When I was a kid, I wanted to be a genius, or extraordinary in some way. Not that I really wanted fame or attention, I mostly just wanted to be special in some way. Alas, I have no extraordinary gifts, I worked hard and went to school and remained rather ordinary.
And then I grew up. And I came to recognize that genius isn't always a blessing, sometimes it's a curse. For all his genius, for all his gifts, Dickens was a miserable, miserable man. He was NEVER happy. He wanted to be married and to create the kind of family that he felt he should have had, and so he got married and they had children and no sooner did he have his family then he began to resent them. He separated from his wife and exiled his children by his own deplorable behavior.

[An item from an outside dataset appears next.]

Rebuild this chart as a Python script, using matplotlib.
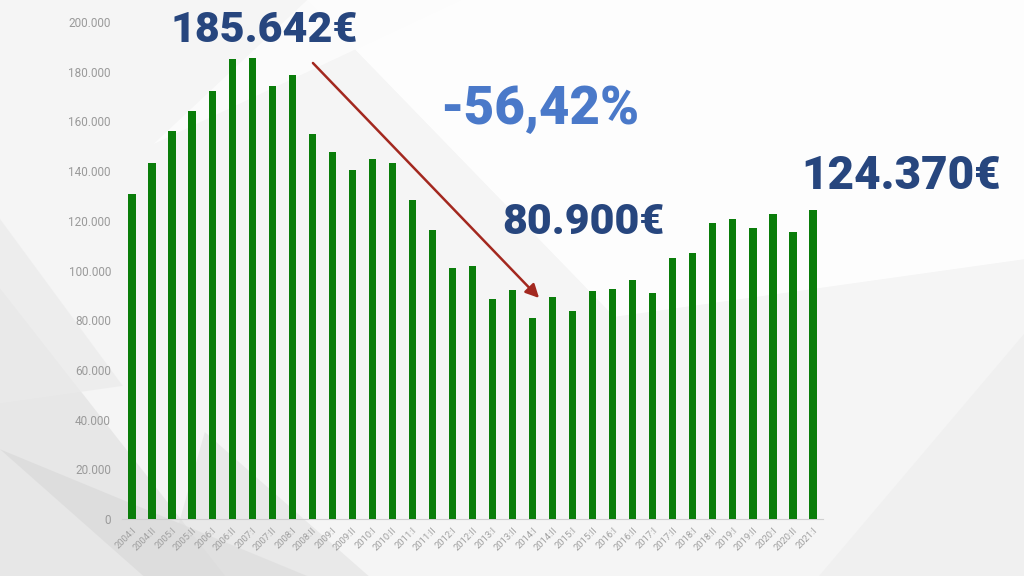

He had this amazing gift for language and wrote some of the greatest novels in the English language, and yet he wrote of them in letters to his friends as if they were millstones about his neck. He loved and hated his audiences, just like he loved and hated his family.
As I've been reading, I've been struck by the realization that sometimes it's a blessing to be ordinary. Average. Mediocre. Not to be a genius, not to be special, to just quietly live an ordinary life. Because somehow, in the ordinary is where we find happiness. Peace. Contentment. The things that Dickens never found.
I finally killed him off last week. I have to say, by the time I got to the end of his life, I was just RELIEVED to arrive at his death. He was so unforgiving, so unyielding to any way other than his own. For all his liberality, he was incredibly close-minded. And as I usually do with his novels, I was struck again by his life how little we've really changed, which, when you think about the progress of human history, is really quiet sad.
2 Comments:
we kind of got on this subject in Relief Society yesterday. Not Charles Dickens, but being average, which sometimes equates with humility. We talked about fishermen and God's use of all worthy men and women, not just the ones with "the training." Sad for Dickens, though. I never knew that. Never cared for anything he wrote. I know. Criminal. I was the black sheep in my family. :) :)
That's so interesting that Dickens was so miserable. Should I have known that?
And PS> Don't ever, not ever think you're ordinary. Nothing about you is ordinary, my dear friend.